The 3 Factors That Decide If You Rank Locally: Relevance, Distance & Prominence
Want to show up in Google’s Map Pack? You’re not alone, but showing up doesn’t happen by accident. Ranking comes down to three core factors: relevance, distance, and prominence.
And no, this isn’t theory. Google confirms it directly.
Here’s exactly what these mean, why they matter, and how you can optimize your business to dominate local search.
Relevance: Are You What They’re Searching For?
How to move the needle:
Let’s say you want to rank for “emergency HVAC repair in Miami.” Here's what matters:
Is that phrase in your business description, reviews, and review replies?
Does your website mention it in headlines, paragraphs, and meta tags?
Do backlinks pointing to your site use that phrase in the anchor text?
Is that term baked into your Google Business Profile, post captions, and FAQs?
Distance: How Close Are You to the Searcher?
This one’s pretty simple, proximity matters. Google weighs how far your business is from the person doing the search, especially for queries like “near me” or when location is implied.
But here’s where businesses mess it up:
Using MapBox instead of Google Maps on their site (this doesn’t send the right signal back to Google)
Ignoring the service area setting in their Google Business Profile
Failing to create location-specific pages for nearby areas they want to rank in
How to improve your distance factor:
Use embedded Google Maps (not third-party tools) on your contact and location pages
Set your service areas accurately inside your GMB dashboard
Create neighborhood-specific landing pages. For instance, if you're in Manchester and want traffic from Town and Country, Missouri, build a page like
/directions-from-town-and-country
with directions, local references, and an embedded Google Map.

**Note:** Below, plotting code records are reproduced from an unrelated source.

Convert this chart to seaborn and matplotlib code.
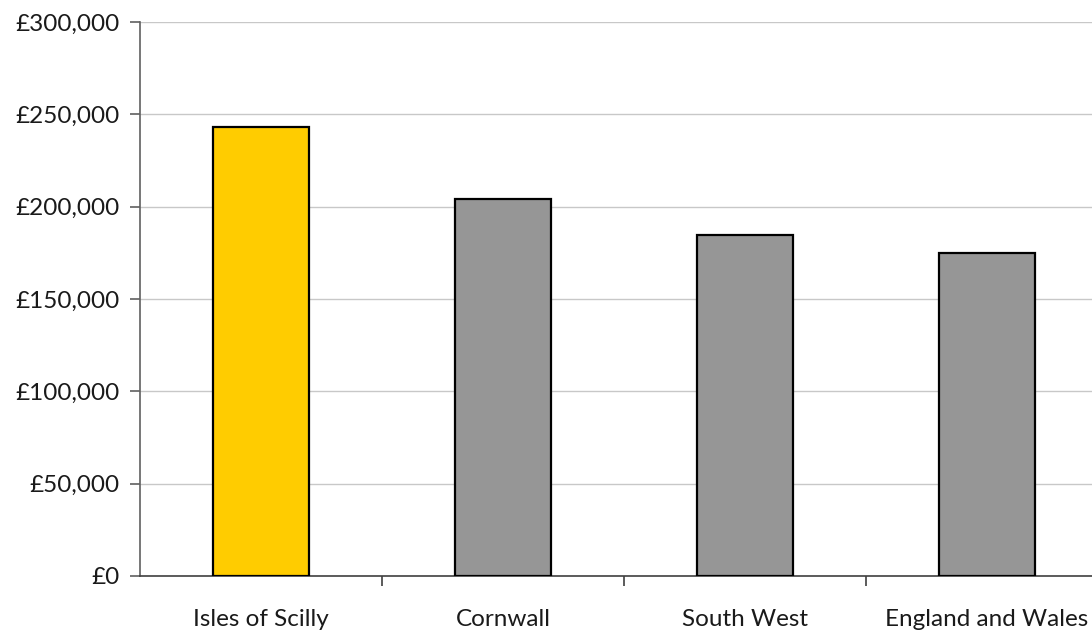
import matplotlib
matplotlib.use("Agg")
import matplotlib.pyplot as plt
import matplotlib.ticker as mticker
import seaborn as sns
import pandas as pd

categories = ["Isles of Scilly", "Cornwall", "South West", "England and Wales"]
values = [243000, 204000, 184500, 175000]
bar_colors = ["#FFCC00", "#969696", "#969696", "#969696"]
y_ticks = [0, 50000, 100000, 150000, 200000, 250000, 300000]

sns.set_theme(style="white")
plt.rcParams['font.family'] = ['Lato', 'DejaVu Sans']

df = pd.DataFrame({"area": categories, "price": values})

fig = plt.figure(figsize=(10.92, 6.31), dpi=100)
ax = fig.add_axes([140/1092, 55/631, 968/1092, 554/631])

sns.barplot(data=df, x="area", y="price", hue="area", palette=bar_colors,
            legend=False, width=0.4, edgecolor="black", linewidth=1.6,
            saturation=1, ax=ax, zorder=3)

ax.set_xlim(-0.5, len(categories) - 0.5)
ax.set_ylim(0, 300000)
ax.set_yticks(y_ticks)
ax.yaxis.set_major_formatter(mticker.FuncFormatter(lambda v, p: f"£{int(v):,}"))
ax.grid(axis="y", color="#c8c8c8", linewidth=1, zorder=0)
ax.set_axisbelow(True)

ax.set_xlabel("")
ax.set_ylabel("")

for s in ["top", "right"]:
    ax.spines[s].set_visible(False)
ax.spines["left"].set_color("#606060")
ax.spines["bottom"].set_color("#404040")
ax.spines["left"].set_linewidth(1.2)
ax.spines["bottom"].set_linewidth(1.2)

ax.tick_params(axis="y", which="major", left=True, length=7, width=1.2,
               color="#606060", pad=8, labelsize=17.5, labelcolor="#1a1a1a")
ax.tick_params(axis="x", which="major", bottom=False, length=0, pad=24,
               labelsize=17.5, labelcolor="#1a1a1a")
ax.set_xticks([i + 0.5 for i in range(len(categories) - 1)], minor=True)
ax.tick_params(axis="x", which="minor", bottom=True, length=7, width=1.2,
               color="#404040")

fig.savefig("out.png", dpi=100)
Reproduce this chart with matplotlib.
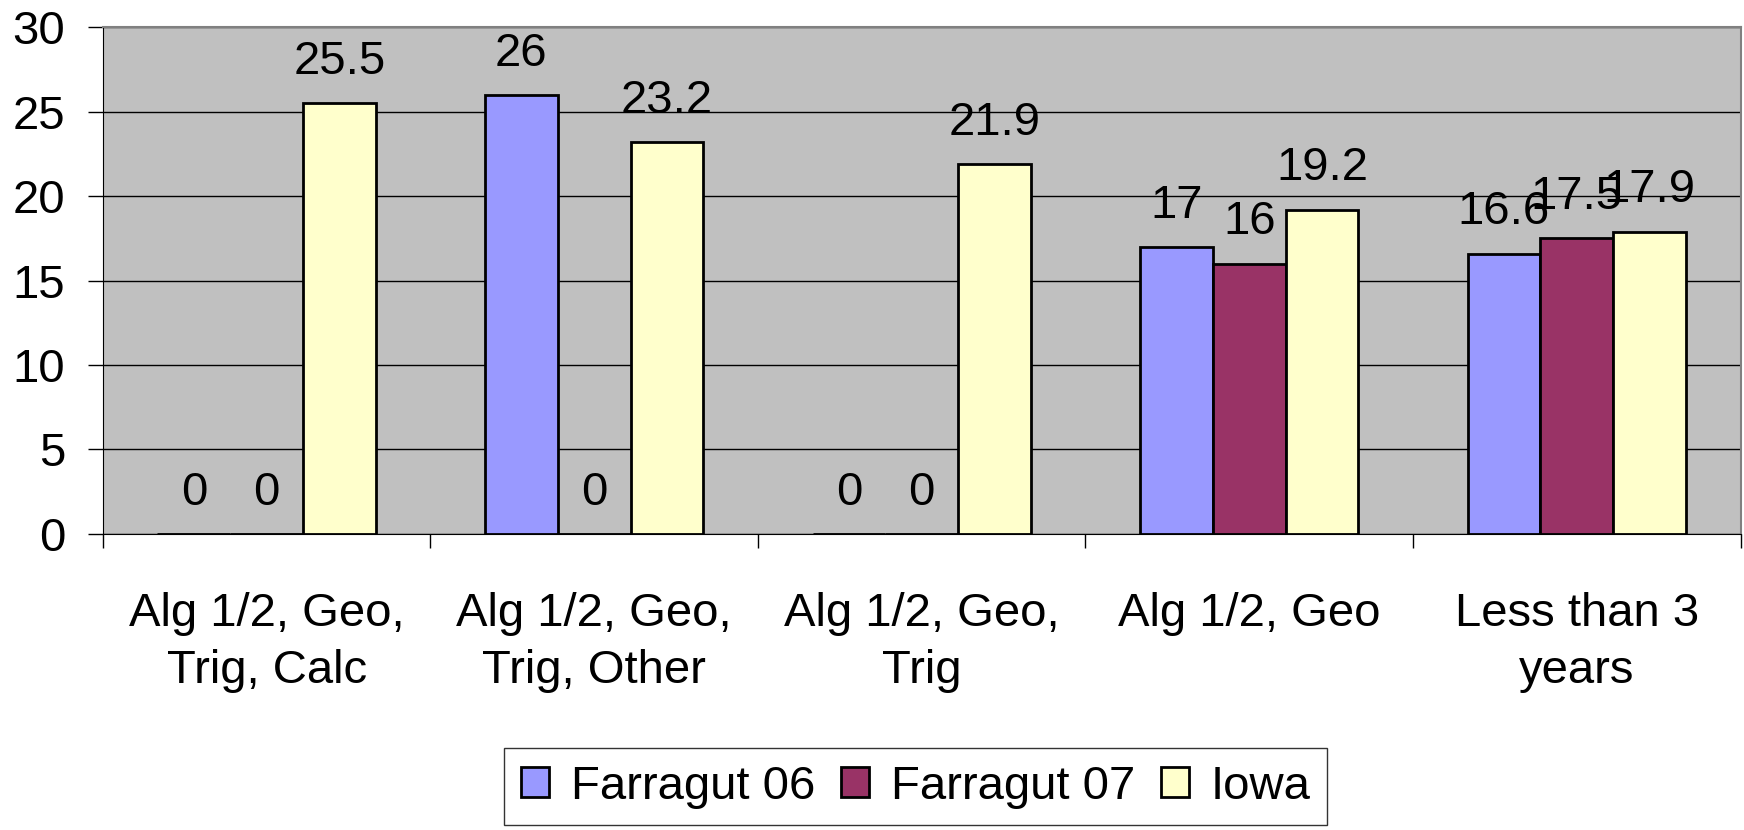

Just make sure it's about visibility with real-world action in mind. If customers won’t drive that far, or if your team won’t go there, it’s not worth the SEO energy.
Prominence: Does Google Trust You?
Prominence is all about authority. It's how Google measures your credibility, based on what the internet says about you.
That includes:
High-quality backlinks from trustworthy sites
Reviews: quantity, quality, and consistency
Mentions of your brand on platforms like Reddit, YouTube, Facebook, and forums
Profiles on local orgs, directories, and chambers of commerce
A well-built, clean, crawlable website
How to build it:
Earn links from industry sites (e.g., Avvo for lawyers, Houzz for contractors, Healthgrades for doctors)
Get 4–6 reviews per month and respond to all of them, yes, even the bad ones
Optimize your technical SEO: fast load times, mobile responsiveness, and schema markup
Be active on third-party sites. Your brand should be showing up where customers spend time, not just on Google.
BONUS: The Secret Role of Citations
Citations support both relevance and distance.
Industry citations (like Angi, Expertise, or Houzz) improve relevance
Geographically based citations (like local chamber websites) improve distance
And the “big boy” directories (like Apple Maps, Yelp, and CitySearch)? They enhance relevance, distance, and prominence simultaneously.
A clean, consistent NAP (Name, Address, Phone) across these platforms builds trust. And if your competitors have more of these, or better ones, you’re starting from behind.